I got blindsided by a comment from a friend the other day. When we met, she mentioned she liked to surround herself with talented, artistic people because she felt she herself had no talent. I just laughed and told her that she hadn’t found her medium or way of expressing it just yet. A few months later at a BBQ, she was telling someone else about our conversation and looked dead at me and said “it’s not that I haven’t found my medium, it’s that I have no desire to do any of those things and I wish you wouldn’t say stuff like that to me.”
I have to admit to being floored. Who doesn’t want to grow and learn new things? It’s not saying she has to run out and become an artist or writer or anything. It’s just the fact she is unwilling to even attempt anything new. The unwillingness to even attempt something she admires in others and complains constantly that she doesn’t have. Everyone has some type of artist inside them, it’s just whether we keep it bottled up or attempt to let it out.
It also makes me sad because I am the type of person who wants friends around who encourage me to grow and I want friends who are willing to grow. In my opinion, friends should always be the people who want to see the best in you and urge me to be the best I can be, while also challenging me to grow. Growth is important and those who stop growing are stunted in their thoughts, ideas, and actions.

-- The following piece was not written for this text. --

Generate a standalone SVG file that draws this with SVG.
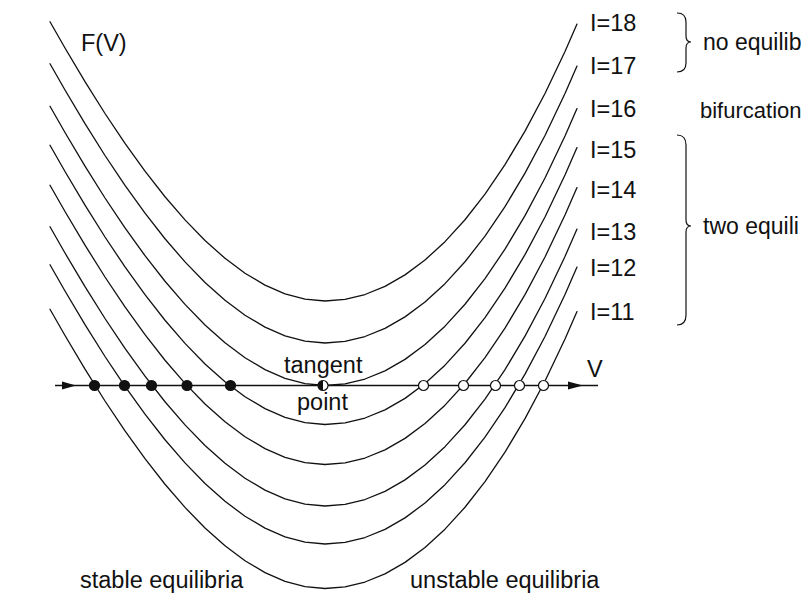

I challenge myself to continue growing and learning as well, because I believe we can never get enough of this huge wonderful world we live in. Sometimes, somethings scare me but I keep pushing at ways to find my way through and beat the fear. I know the unwillingness to learn and grow is just fear. It’s fear that we might fail or might learn some things about ourselves that is less than great. But failure at times is a guarantee, it’s what helps us learn and grow more. And those things we might learn are not so great about ourselves, are changeable, if we are willing to grow.
It’s when we refuse to move, to get out the rut, to step outside of our comfort zone that we stop growing and become stunted. And when we become stunted, we become so much less than the possible potential we have. We become less of the awesome person, trapped inside. We forget to look for the good in life and settle for less than the best.
I’m happy I refuse to settle for less than the best for myself. I’m happy that I’m capable of challenging myself and those around me to be the best they can be. It drives my wonderful hubby crazy at times. Sometimes it gets me as well, but it is that refusal to settle and the love of life and growth that helps to make me who I am. And while I have a lot of work ahead, I do know I’m on the right path for being who I want to be instead of sitting on the sidelines, wishing and dreaming. Instead I’m working to make my dreams a reality.